The scene playing itself out beneath that sign wasn't the only contradiction I saw last night. It was all happening just days before we Christians enter into the season of Advent. This time invites us to acknowledge the darkness around us. It invites us to take a good hard look at the darkness that is racism, heavy-handed police tactics, and unjust systems. However, this season also calls upon us to pierce this darkness with the light radiating from candles lit by the flame that is Christ's hope, peace, joy, and love.
I understand why people who have been oppressed by the dark forces at work in our world, whose voices have been silenced, would see no other way to push back against the darkness of that night by setting cars and buildings ablaze. I imagine that for many of them, their candles of hope, peace, joy, and love have long been extinguished. Yet, that sight, along with so many other images I saw coming out of Ferguson last night, like the pictures of tear gas bringing people to their knees, made pause and wonder if lighting candles during Advent makes much of a difference in a world where the darkness is so thick and in a world where the light flickering from candles pales in comparison to a burning city.
But then, just as I was about to turn off the television last night, another image was shown. Outside a locally owned business clergy, community leaders, and police officers, black and white, young and old stood side by side trying to protect the store. One person standing in that line held a lit candle in hand. No one was disturbing what stood behind them.

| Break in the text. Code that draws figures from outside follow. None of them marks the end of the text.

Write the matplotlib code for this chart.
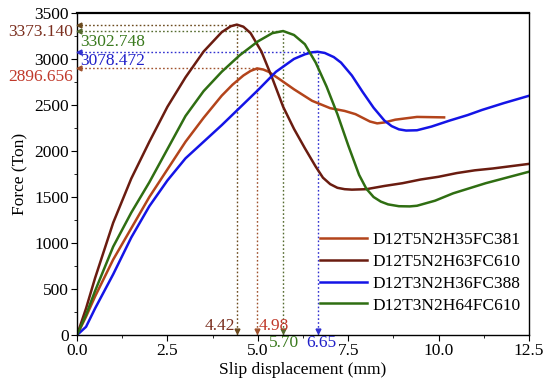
import matplotlib
matplotlib.use("Agg")
import matplotlib.pyplot as plt
from matplotlib.ticker import MultipleLocator, FormatStrFormatter

plt.rcParams['font.family'] = ['Liberation Serif', 'DejaVu Serif']

# ---- data ----
x_or = [0, 0.25, 0.5, 1.0, 1.5, 2.0, 2.5, 3.0, 3.5, 4.0, 4.3, 4.6, 4.8, 4.98, 5.15, 5.3, 5.6, 6.0, 6.5, 7.0, 7.4, 7.7, 7.9, 8.1, 8.3, 8.5, 8.8, 9.4, 10.15]
y_or = [0, 200, 420, 820, 1160, 1500, 1800, 2100, 2360, 2600, 2720, 2820, 2870, 2897, 2885, 2860, 2780, 2670, 2545, 2465, 2435, 2400, 2360, 2320, 2300, 2310, 2340, 2370, 2365]

x_dr = [0, 0.25, 0.5, 1.0, 1.5, 2.0, 2.5, 3.0, 3.5, 4.0, 4.25, 4.42, 4.6, 4.8, 5.1, 5.4, 5.7, 6.0, 6.3, 6.6, 6.8, 7.0, 7.2, 7.4, 7.6, 8.0, 8.5, 9.0, 9.5, 10.0, 10.5, 11.0, 11.5, 12.0, 12.5]
y_dr = [0, 290, 620, 1220, 1700, 2100, 2480, 2800, 3080, 3290, 3355, 3373, 3350, 3280, 3080, 2790, 2480, 2240, 2030, 1830, 1710, 1640, 1600, 1585, 1580, 1585, 1620, 1650, 1690, 1720, 1760, 1790, 1810, 1835, 1860]

x_bl = [0, 0.25, 0.5, 1.0, 1.5, 2.0, 2.5, 3.0, 3.5, 4.0, 4.5, 5.0, 5.5, 6.0, 6.3, 6.5, 6.65, 6.85, 7.1, 7.3, 7.6, 7.9, 8.2, 8.5, 8.7, 8.9, 9.1, 9.4, 9.8, 10.3, 10.8, 11.2, 11.8, 12.5]
y_bl = [0, 90, 290, 660, 1060, 1400, 1680, 1920, 2100, 2280, 2470, 2660, 2860, 3000, 3050, 3072, 3078, 3065, 3020, 2960, 2820, 2640, 2470, 2330, 2270, 2235, 2222, 2225, 2265, 2330, 2390, 2446, 2520, 2600]

x_gr = [0, 0.25, 0.5, 1.0, 1.5, 2.0, 2.5, 3.0, 3.5, 4.0, 4.5, 5.0, 5.4, 5.7, 6.0, 6.3, 6.6, 6.9, 7.2, 7.5, 7.8, 8.0, 8.2, 8.4, 8.6, 8.9, 9.2, 9.4, 9.9, 10.4, 11.3, 12.5]
y_gr = [0, 220, 480, 960, 1330, 1660, 2020, 2380, 2650, 2860, 3040, 3190, 3280, 3303, 3260, 3160, 2960, 2700, 2400, 2060, 1740, 1590, 1500, 1450, 1420, 1400, 1398, 1405, 1460, 1540, 1650, 1775]

labels = ['D12T5N2H35FC381', 'D12T5N2H63FC610', 'D12T3N2H36FC388', 'D12T3N2H64FC610']
colors = ['#B3441B', '#6A1C10', '#1414E6', '#2F6E12']

peak_x = [4.98, 4.42, 6.65, 5.70]
peak_y = [2896.656, 3373.140, 3078.472, 3302.748]
peak_ylab = ['2896.656', '3373.140', '3078.472', '3302.748']
peak_xlab = ['4.98', '4.42', '6.65', '5.70']
guide_colors = ['#A0522D', '#6B4A1E', '#3030D0', '#556B2F']
text_colors = ['#C0392B', '#7A2E1E', '#2020C8', '#3A7A1E']

FS = 12.5

fig = plt.figure(figsize=(5.5, 3.91), dpi=100)
ax = fig.add_axes([0.14, 0.143, 0.822, 0.824])

# guide lines
for px, py, gc in zip(peak_x, peak_y, guide_colors):
    ax.plot([0, px], [py, py], linestyle=(0, (1.2, 1.6)), color=gc, lw=1.0, zorder=1)
    ax.plot([px, px], [0, py], linestyle=(0, (1.2, 1.6)), color=gc, lw=1.0, zorder=1)
    ax.plot([0.06], [py], marker='<', color=gc, ms=3.5, clip_on=False, zorder=3)
    ax.plot([px], [40], marker='v', color=gc, ms=3.5, clip_on=False, zorder=3)

series = [(x_or, y_or), (x_dr, y_dr), (x_bl, y_bl), (x_gr, y_gr)]
for (xs, ys), c, lab in zip(series, colors, labels):
    ax.plot(xs, ys, color=c, lw=1.8, label=lab, zorder=2, solid_joinstyle='round')

ax.set_xlim(0, 12.5)
ax.set_ylim(0, 3500)
ax.xaxis.set_major_locator(MultipleLocator(2.5))
ax.xaxis.set_minor_locator(MultipleLocator(1.25))
ax.yaxis.set_major_locator(MultipleLocator(500))
ax.yaxis.set_minor_locator(MultipleLocator(250))
ax.xaxis.set_major_formatter(FormatStrFormatter('%.1f'))
ax.tick_params(which='major', direction='out', length=4, labelsize=FS, pad=2)
ax.tick_params(which='minor', direction='out', length=2)
for s in ax.spines.values():
    s.set_linewidth(1.0)
ax.spines['top'].set_linewidth(1.6)

ax.set_xlabel('Slip displacement (mm)', fontsize=FS, labelpad=2)
ax.set_ylabel('Force (Ton)', fontsize=FS, labelpad=4)

# peak value labels
ax.text(-0.12, 3290, peak_ylab[1], color=text_colors[1], fontsize=FS, ha='right', va='center', clip_on=False)
ax.text(-0.12, 2800, peak_ylab[0], color=text_colors[0], fontsize=FS, ha='right', va='center', clip_on=False)
ax.text(0.08, 3185, peak_ylab[3], color=text_colors[3], fontsize=FS, ha='left', va='center')
ax.text(0.08, 2975, peak_ylab[2], color=text_colors[2], fontsize=FS, ha='left', va='center')

ax.text(4.36, 100, peak_xlab[1], color=text_colors[1], fontsize=FS, ha='right', va='center')
ax.text(5.02, 100, peak_xlab[0], color=text_colors[0], fontsize=FS, ha='left', va='center')
ax.text(5.72, -90, peak_xlab[3], color=text_colors[3], fontsize=FS, ha='center', va='center', clip_on=False)
ax.text(6.75, -90, peak_xlab[2], color=text_colors[2], fontsize=FS, ha='center', va='center', clip_on=False)

ax.legend(loc='lower right', bbox_to_anchor=(1.0, 0.04), frameon=False, fontsize=FS,
          handlelength=2.7, handletextpad=0.3, labelspacing=0.32, borderaxespad=0.1)

fig.savefig('out.png', dpi=100)
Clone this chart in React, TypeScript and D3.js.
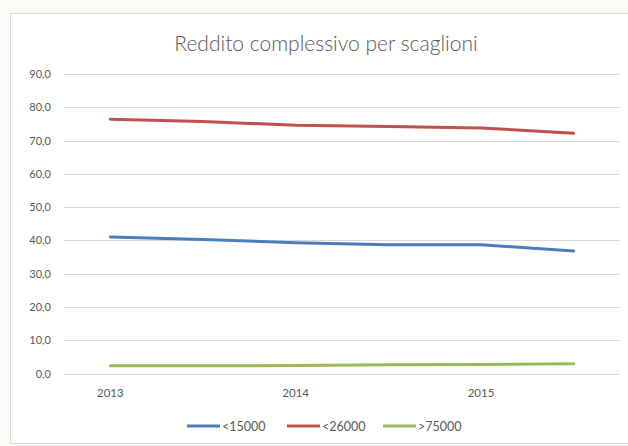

Advent calls us to deal with the darkness that is racism, heavy-handed policing, and unjust systems. Advent also calls us to push back against that darkness the light radiating from candles lit by the flame that is Christ's hope, peace, joy, and love. The events of last night demonstrate that sharing this message of this season these days is as important and as powerful as ever before.
O come, Thou Day-Spring, come and cheer/Our spirits by Thine advent here/Disperse the gloomy clouds of night
And death's dark shadows put to flight.